## start

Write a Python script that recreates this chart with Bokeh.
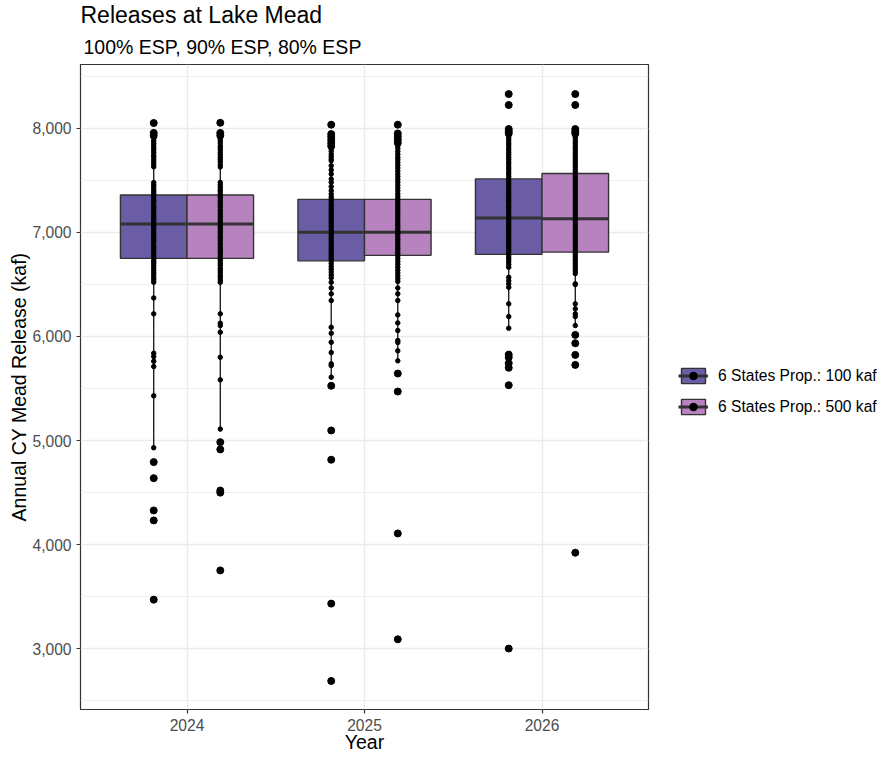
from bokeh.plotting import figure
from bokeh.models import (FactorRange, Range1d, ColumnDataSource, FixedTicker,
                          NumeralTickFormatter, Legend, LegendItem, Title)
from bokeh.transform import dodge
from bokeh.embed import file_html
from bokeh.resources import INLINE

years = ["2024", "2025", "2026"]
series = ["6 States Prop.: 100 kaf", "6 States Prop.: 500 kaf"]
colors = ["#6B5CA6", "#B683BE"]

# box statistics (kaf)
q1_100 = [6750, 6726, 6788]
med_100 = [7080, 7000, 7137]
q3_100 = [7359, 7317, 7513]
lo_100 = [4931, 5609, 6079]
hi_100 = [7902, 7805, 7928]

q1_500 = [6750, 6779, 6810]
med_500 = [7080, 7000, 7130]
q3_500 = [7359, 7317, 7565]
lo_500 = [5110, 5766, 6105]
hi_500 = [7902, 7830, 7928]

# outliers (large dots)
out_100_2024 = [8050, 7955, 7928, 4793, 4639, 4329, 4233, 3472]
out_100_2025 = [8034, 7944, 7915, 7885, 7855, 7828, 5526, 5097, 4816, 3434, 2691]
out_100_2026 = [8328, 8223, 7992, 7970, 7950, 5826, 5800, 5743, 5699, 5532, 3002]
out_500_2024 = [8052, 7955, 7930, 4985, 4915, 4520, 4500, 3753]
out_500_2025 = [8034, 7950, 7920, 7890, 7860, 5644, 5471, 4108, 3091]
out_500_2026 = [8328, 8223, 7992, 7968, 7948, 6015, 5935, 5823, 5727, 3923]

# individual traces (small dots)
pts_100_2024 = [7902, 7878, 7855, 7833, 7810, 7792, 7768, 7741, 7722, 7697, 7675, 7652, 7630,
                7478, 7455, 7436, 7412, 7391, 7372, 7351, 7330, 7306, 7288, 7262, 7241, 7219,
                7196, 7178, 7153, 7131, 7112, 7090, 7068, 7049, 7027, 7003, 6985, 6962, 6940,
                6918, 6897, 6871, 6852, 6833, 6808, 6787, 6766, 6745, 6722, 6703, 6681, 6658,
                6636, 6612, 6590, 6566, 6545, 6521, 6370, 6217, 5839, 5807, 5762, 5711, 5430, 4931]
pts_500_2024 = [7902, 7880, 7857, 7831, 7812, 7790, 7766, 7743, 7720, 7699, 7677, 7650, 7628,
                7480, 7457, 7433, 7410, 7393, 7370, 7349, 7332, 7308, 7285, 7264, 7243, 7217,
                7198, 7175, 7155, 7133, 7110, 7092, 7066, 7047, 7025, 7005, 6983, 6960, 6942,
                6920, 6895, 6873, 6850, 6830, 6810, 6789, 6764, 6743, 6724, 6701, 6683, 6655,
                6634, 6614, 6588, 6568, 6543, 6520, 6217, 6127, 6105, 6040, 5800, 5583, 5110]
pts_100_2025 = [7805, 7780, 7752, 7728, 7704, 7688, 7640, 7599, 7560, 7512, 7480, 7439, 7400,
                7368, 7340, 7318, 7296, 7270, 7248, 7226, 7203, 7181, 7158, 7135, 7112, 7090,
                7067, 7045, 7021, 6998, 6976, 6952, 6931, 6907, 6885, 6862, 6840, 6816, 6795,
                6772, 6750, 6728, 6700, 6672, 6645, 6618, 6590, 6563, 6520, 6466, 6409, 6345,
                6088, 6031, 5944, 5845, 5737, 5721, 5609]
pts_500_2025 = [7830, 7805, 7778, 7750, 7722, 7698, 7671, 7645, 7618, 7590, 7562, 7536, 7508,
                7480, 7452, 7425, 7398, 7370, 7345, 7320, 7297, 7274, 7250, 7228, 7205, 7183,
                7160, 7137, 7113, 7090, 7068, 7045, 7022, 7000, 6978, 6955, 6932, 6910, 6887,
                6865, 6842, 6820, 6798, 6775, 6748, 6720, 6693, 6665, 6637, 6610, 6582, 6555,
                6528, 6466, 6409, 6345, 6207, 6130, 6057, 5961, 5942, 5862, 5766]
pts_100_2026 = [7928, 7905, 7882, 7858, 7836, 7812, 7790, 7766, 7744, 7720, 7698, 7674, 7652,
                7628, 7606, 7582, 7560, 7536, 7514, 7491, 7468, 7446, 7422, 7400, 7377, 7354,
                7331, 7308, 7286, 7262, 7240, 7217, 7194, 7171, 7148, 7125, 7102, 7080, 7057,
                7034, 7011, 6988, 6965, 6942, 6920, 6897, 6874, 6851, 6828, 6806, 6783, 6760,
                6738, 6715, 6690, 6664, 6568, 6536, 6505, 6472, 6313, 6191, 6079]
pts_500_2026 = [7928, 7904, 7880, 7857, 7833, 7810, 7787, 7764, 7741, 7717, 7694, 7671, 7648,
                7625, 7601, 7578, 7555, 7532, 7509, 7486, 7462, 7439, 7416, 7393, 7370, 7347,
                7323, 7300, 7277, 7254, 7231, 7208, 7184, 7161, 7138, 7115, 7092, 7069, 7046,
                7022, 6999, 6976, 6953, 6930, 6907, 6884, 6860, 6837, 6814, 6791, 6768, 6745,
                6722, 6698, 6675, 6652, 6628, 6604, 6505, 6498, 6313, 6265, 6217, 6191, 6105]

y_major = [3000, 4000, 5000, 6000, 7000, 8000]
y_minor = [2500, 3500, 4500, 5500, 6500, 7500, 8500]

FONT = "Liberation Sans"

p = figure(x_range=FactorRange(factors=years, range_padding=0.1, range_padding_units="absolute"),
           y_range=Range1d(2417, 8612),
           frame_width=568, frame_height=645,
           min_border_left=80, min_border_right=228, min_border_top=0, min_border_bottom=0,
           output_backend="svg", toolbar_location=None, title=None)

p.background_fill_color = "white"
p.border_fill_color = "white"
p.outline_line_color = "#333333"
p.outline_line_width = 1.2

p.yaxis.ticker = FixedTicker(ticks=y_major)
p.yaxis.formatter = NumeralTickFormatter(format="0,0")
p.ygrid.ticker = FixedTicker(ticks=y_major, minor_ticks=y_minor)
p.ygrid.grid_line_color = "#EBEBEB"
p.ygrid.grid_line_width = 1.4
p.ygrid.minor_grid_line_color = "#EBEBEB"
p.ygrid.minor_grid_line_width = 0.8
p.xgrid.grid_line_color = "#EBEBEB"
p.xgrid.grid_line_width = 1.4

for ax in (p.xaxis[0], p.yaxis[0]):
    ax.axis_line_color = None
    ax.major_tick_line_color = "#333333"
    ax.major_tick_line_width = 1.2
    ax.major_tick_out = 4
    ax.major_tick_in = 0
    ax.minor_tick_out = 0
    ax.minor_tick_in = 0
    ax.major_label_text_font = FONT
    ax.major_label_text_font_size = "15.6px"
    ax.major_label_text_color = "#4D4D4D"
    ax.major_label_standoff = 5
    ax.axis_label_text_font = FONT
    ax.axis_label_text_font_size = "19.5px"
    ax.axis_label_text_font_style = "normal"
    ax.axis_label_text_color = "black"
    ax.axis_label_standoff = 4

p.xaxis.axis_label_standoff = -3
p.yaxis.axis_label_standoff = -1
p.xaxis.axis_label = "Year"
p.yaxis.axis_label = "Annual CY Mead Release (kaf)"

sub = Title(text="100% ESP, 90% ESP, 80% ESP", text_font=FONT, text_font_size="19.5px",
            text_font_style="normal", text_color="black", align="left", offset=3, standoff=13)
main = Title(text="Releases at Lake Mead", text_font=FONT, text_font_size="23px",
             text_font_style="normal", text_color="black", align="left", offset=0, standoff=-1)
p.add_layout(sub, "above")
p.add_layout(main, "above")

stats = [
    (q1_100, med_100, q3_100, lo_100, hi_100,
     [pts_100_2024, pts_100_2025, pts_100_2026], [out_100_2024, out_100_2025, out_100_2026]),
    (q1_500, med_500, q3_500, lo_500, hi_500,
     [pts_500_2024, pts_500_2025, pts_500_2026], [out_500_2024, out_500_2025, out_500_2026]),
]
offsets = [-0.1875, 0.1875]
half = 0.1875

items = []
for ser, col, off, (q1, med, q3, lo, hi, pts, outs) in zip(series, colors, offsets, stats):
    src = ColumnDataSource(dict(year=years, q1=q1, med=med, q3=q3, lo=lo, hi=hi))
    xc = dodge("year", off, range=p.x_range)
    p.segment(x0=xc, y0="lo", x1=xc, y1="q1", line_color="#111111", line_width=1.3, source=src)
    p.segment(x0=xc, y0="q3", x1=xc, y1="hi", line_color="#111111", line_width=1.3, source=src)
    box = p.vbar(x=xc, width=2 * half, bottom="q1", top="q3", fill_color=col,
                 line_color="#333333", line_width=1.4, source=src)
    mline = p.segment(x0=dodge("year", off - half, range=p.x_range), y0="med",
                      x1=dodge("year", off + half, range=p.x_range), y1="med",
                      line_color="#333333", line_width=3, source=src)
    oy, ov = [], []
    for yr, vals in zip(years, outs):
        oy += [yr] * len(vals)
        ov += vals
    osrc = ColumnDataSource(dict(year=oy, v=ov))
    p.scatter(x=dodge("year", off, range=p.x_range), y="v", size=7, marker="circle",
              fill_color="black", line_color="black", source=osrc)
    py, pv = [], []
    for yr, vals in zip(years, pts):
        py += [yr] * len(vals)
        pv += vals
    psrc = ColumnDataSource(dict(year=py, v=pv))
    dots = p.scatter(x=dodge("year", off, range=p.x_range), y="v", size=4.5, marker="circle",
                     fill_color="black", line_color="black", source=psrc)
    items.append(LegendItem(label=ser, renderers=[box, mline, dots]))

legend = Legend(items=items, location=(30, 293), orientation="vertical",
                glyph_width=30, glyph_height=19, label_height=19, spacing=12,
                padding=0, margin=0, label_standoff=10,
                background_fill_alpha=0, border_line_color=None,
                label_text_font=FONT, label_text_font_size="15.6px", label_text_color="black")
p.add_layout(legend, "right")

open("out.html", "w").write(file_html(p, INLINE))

## end

=== WORK INSTRUCTIONS ===
Leave the pictures out and reproduce exactly the lines from the top of the listing above through the line with "5823, 5727, 3923]".

=== RESULT ===
Write a Python script that recreates this chart with Bokeh.
from bokeh.plotting import figure
from bokeh.models import (FactorRange, Range1d, ColumnDataSource, FixedTicker,
                          NumeralTickFormatter, Legend, LegendItem, Title)
from bokeh.transform import dodge
from bokeh.embed import file_html
from bokeh.resources import INLINE

years = ["2024", "2025", "2026"]
series = ["6 States Prop.: 100 kaf", "6 States Prop.: 500 kaf"]
colors = ["#6B5CA6", "#B683BE"]

# box statistics (kaf)
q1_100 = [6750, 6726, 6788]
med_100 = [7080, 7000, 7137]
q3_100 = [7359, 7317, 7513]
lo_100 = [4931, 5609, 6079]
hi_100 = [7902, 7805, 7928]

q1_500 = [6750, 6779, 6810]
med_500 = [7080, 7000, 7130]
q3_500 = [7359, 7317, 7565]
lo_500 = [5110, 5766, 6105]
hi_500 = [7902, 7830, 7928]

# outliers (large dots)
out_100_2024 = [8050, 7955, 7928, 4793, 4639, 4329, 4233, 3472]
out_100_2025 = [8034, 7944, 7915, 7885, 7855, 7828, 5526, 5097, 4816, 3434, 2691]
out_100_2026 = [8328, 8223, 7992, 7970, 7950, 5826, 5800, 5743, 5699, 5532, 3002]
out_500_2024 = [8052, 7955, 7930, 4985, 4915, 4520, 4500, 3753]
out_500_2025 = [8034, 7950, 7920, 7890, 7860, 5644, 5471, 4108, 3091]
out_500_2026 = [8328, 8223, 7992, 7968, 7948, 6015, 5935, 5823, 5727, 3923]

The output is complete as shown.